God’s ways are not just for God’s people – those who believe in the Father, the Son, and the Holy Spirit. They are for the entire world.
We live in a society that believes that
-there is no universal story, only our personal stories,
- no universal truth, only personal truth (i.e. what works for me, and your truth – whatever
works for you).
- no universal purpose, only the purposes that we work out for ourselves.
Our world is divided, badly fragmented, and all too often highly violent. To all this, biblical Christians and Jews say, there is a universal story because there is a God who created the universe and continues to guide it. The God who created all things reveals truth that is absolute and universal. His truth is built right into the cosmos. There is universal purpose because in the design of the universe; God has implanted meaning.
Therefore, we are on a journey that is meaningful and with direction. The culmination of our journey is the fullest presence of God where we will be most fully who we were created to be. This is God’s desire not just for His people; it is His desire for all peoples and nations.
v. 3 Let the peoples praise you, O God; let all the peoples praise you.
God desires that “every family, language, people, and nation,” come to Him (Rev. 5:9). God wants all people to know and praise Him. The prophet suggests this in our first lesson (Is. 56:1-7). The foreigner who genuinely comes to God will not be turned away.
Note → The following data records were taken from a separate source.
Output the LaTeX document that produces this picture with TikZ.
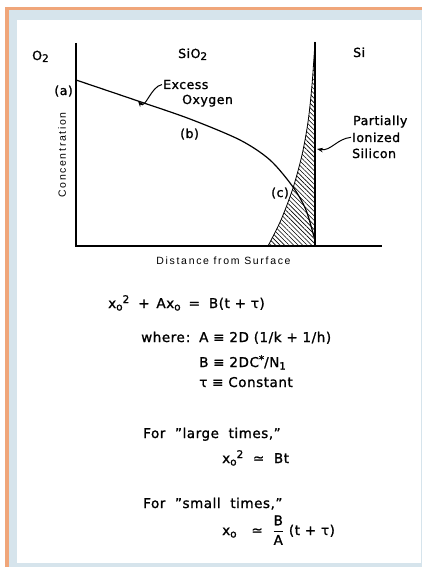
\documentclass[tikz,border=0pt]{standalone}
\usepackage{amsmath}
\usepackage{fontspec}
\setmainfont{DejaVu Sans}[FakeBold=1.2,LetterSpace=4]
\newfontfamily\axisfont[LetterSpace=16]{Liberation Sans}
\usetikzlibrary{arrows.meta,patterns.meta}
\definecolor{frameorange}{RGB}{240,166,122}
\definecolor{frameblue}{RGB}{214,228,236}
\newcommand\subo{\raisebox{-2.5pt}{\fontsize{10.5}{10}\selectfont o}}
\newcommand\suptwo{\raisebox{5pt}{\fontsize{10.5}{10}\selectfont 2}}
\newcommand\xo{x\subo}
\begin{document}
\begin{tikzpicture}[x=1pt,y=-1pt,
  axisline/.style={line width=1.4pt, black},
  curveline/.style={line width=1.2pt},
  lbl/.style={font=\fontsize{12.5}{14}\selectfont, inner sep=0pt, anchor=base west},
  eqn/.style={font=\fontsize{13.5}{15}\selectfont, inner sep=0pt, anchor=base west},
  axlbl/.style={font=\axisfont\fontsize{10.5}{12}\selectfont, inner sep=0pt},
  pointer/.style={line width=1pt, -{Stealth[length=6pt,width=4.5pt]}},
  hatchfill/.style={pattern={Lines[angle=-45,distance=3.2pt,line width=0.6pt]}},
]
\useasboundingbox (0,0) rectangle (422,567);
\fill[frameorange] (5,7) rectangle (422,567);
\fill[frameblue] (9,10) rectangle (422,567);
\fill[white] (17,20) rectangle (420.5,563);

% axes coordinates
\coordinate (origin) at (76,246);
\coordinate (ytop) at (76,43);
\coordinate (xend) at (382,246);
\coordinate (itop) at (315,42);
\coordinate (ibot) at (315,246);

% hatched partially ionized silicon
\fill[hatchfill] plot[smooth] coordinates {(268,246) (281,220) (293,188) (302,155) (308,122) (312,85) (315,42)} -- (ibot) -- cycle;
\draw[line width=0.8pt] plot[smooth] coordinates {(268,246) (281,220) (293,188) (302,155) (308,122) (312,85) (315,42)};

% oxygen concentration curve
\draw[curveline] plot[smooth] coordinates {(76,80) (138,101) (190,119) (240,140) (270,160) (293,187) (306,210) (314,237)};

% axes
\draw[axisline] (ytop) -- (origin) -- (xend);
\draw[axisline] (itop) -- (ibot);

% region labels
\node[lbl] (o2) at (32,60) {O\raisebox{-2pt}{\fontsize{10.5}{10}\selectfont 2}};
\node[lbl] (sio2) at (178,58) {SiO\raisebox{-2pt}{\fontsize{10.5}{10}\selectfont 2}};
\node[lbl] (si) at (353,57) {Si};
\node[lbl, anchor=base east] (pa) at (73,95) {(a)};
\node[lbl] (pb) at (180,138) {(b)};
\node[lbl] (pc) at (271,197) {(c)};
\node[lbl] (excess) at (163,89) {Excess};
\node[lbl] (oxygen) at (182,104) {Oxygen};
\node[lbl] (partially) at (353,125) {Partially};
\node[lbl] (ionized) at (352,142) {Ionized};
\node[lbl] (silicon) at (352,158) {Silicon};

\coordinate (exTip) at (138,101);
\coordinate (psTip) at (317,149);
\draw[pointer] ([xshift=-1pt]excess.west) to[out=190,in=-50] (exTip);
\draw[pointer] ([xshift=-1pt]ionized.west) to[out=185,in=-10] (psTip);

\node[axlbl, rotate=90] (conc) at (62,155) {Concentration};
\node[axlbl, anchor=base] (dist) at (223.5,264) {Distance from Surface};

% equations
\node[eqn] (eq1) at (108,308) {\xo\suptwo\hspace{9pt}+\hspace{2pt} A\xo\hspace{8pt}=\hspace{9pt}B(t + τ)};
\node[eqn] (where) at (141,342) {where\hspace{1pt}:};
\node[eqn] (adef) at (199,342) {A ≡ 2D (1/k + 1/h)};
\node[eqn] (bdef) at (199,367) {B ≡\ 2DC\raisebox{4pt}{\fontsize{10.5}{10}\selectfont *}/N\raisebox{-2.5pt}{\fontsize{10}{10}\selectfont 1}};
\node[eqn] (tdef) at (199,387) {τ ≡\ Constant};
\node[eqn] (large) at (143,438) {For\ \ "large\ \ times,"};
\node[eqn] (largeeq) at (222,463) {\xo\suptwo\ \ ≃\ \ Bt};
\node[eqn] (small) at (143,508) {For\ \ "small\ \ times,"};
\node[eqn] (smalleq) at (222,535) {\xo\hspace{10pt} ≃\ \ \(\dfrac{\mbox{B}}{\mbox{A}}\)\ (t + τ)};
\end{tikzpicture}
\end{document}
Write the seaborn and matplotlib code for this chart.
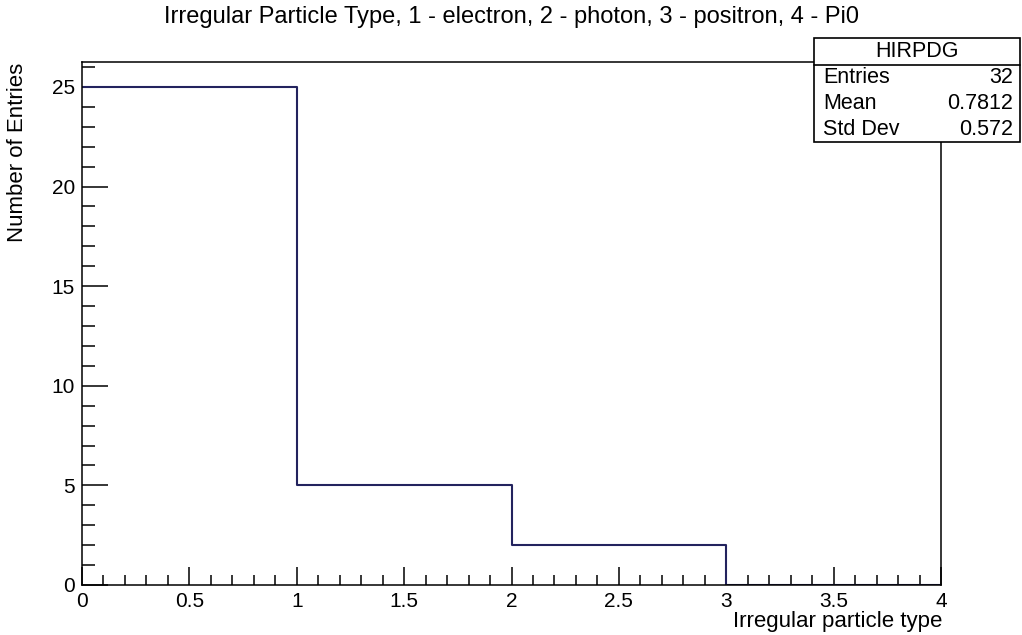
import numpy as np
import matplotlib.pyplot as plt
import seaborn as sns
from matplotlib.ticker import MultipleLocator

bin_edges = [0, 1, 2, 3, 4]
bin_counts = [25, 5, 2, 0]
stats_name = "HIRPDG"
stats_rows = [("Entries", "32"), ("Mean", "0.7812"), ("Std Dev", "0.572")]
title = "Irregular Particle Type, 1 - electron, 2 - photon, 3 - positron, 4 - Pi0"

sns.set_style("ticks")
plt.rcParams['font.family'] = ['Liberation Sans', 'DejaVu Sans']
for k in ["text.color", "axes.labelcolor", "xtick.color", "ytick.color", "axes.edgecolor"]:
    plt.rcParams[k] = "black"

W, H = 1022, 635
fig = plt.figure(figsize=(W / 100, H / 100), dpi=100)
ax = fig.add_axes([82 / W, 1 - 585 / H, (941 - 82) / W, (585 - 62) / H])

centers = [(a + b) / 2 for a, b in zip(bin_edges[:-1], bin_edges[1:])]
sns.histplot(x=centers, weights=bin_counts, bins=bin_edges, element="step",
             fill=False, color="#23235e", linewidth=1.5, ax=ax)

ax.set_xlim(0, 4)
ax.set_ylim(0, 26.25)
ax.xaxis.set_major_locator(MultipleLocator(0.5))
ax.xaxis.set_minor_locator(MultipleLocator(0.1))
ax.yaxis.set_major_locator(MultipleLocator(5))
ax.yaxis.set_minor_locator(MultipleLocator(1))
ax.xaxis.set_major_formatter(plt.FuncFormatter(lambda v, p: f"{v:g}"))
ax.tick_params(axis="x", which="major", direction="in", length=13, width=1.1, labelsize=15, pad=5)
ax.tick_params(axis="x", which="minor", direction="in", length=7.2, width=1.1)
ax.tick_params(axis="y", which="major", direction="in", length=18.7, width=1.1, labelsize=15, pad=5)
ax.tick_params(axis="y", which="minor", direction="in", length=9.4, width=1.1)
for s in ax.spines.values():
    s.set_visible(True)
    s.set_linewidth(1.1)
ax.set_xlabel("")
ax.set_ylabel("")

fig.text(942 / W, 1 - 622 / H, "Irregular particle type", ha="right", va="center", fontsize=16)
fig.text(18 / W, 1 - 63 / H, "Number of Entries", ha="center", va="top", rotation=90, fontsize=16)
fig.text(0.5, 1 - 17 / H, title, ha="center", va="center", fontsize=17)

# stats box
bx0, bx1 = 814 / W, 1020 / W
by_top, by_sep, by_bot = 1 - 38 / H, 1 - 65 / H, 1 - 142 / H
fig.patches.append(plt.Rectangle((bx0, by_bot), bx1 - bx0, by_top - by_bot,
                                 transform=fig.transFigure, facecolor="white",
                                 edgecolor="black", linewidth=1.2, zorder=5))
fig.add_artist(plt.Line2D([bx0, bx1], [by_sep, by_sep], transform=fig.transFigure,
                          color="black", linewidth=1.2, zorder=6))
fig.text((bx0 + bx1) / 2, (by_top + by_sep) / 2, stats_name, ha="center", va="center",
         fontsize=15.5, zorder=7)
row_h = (by_sep - by_bot) / len(stats_rows)
for i, (lab, val) in enumerate(stats_rows):
    yy = by_sep - row_h * (i + 0.5)
    fig.text(823 / W, yy, lab, ha="left", va="center", fontsize=15.5, zorder=7)
    fig.text(1013 / W, yy, val, ha="right", va="center", fontsize=15.5, zorder=7)

fig.savefig("out.png", dpi=100)
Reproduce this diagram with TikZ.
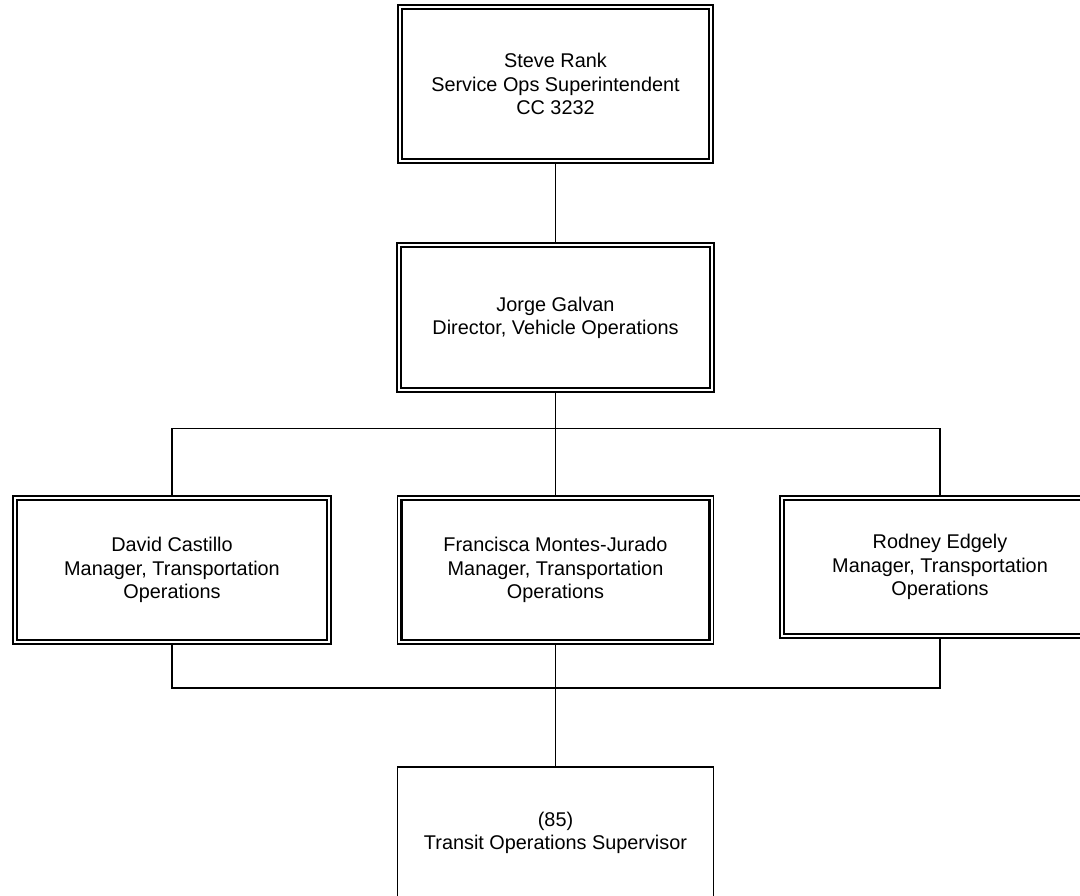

As the Apostle Paul writes to Timothy, his protégé, God “desires all people to be saved and to come to the knowledge of the truth (1 Tim. 2:4). This understanding was the basis of Paul’s ministry. As our second lesson says (Rom. 11:13-15,29-32), Paul was an apostle to the Gentiles. He was engaged in ministry for the “reconciliation of the world” (v. 15), Jews and non-Jews alike. As Paul says in his second letter to the church in Corinth, “God was in Christ reconciling the world to himself” (2 Cor. 5:19).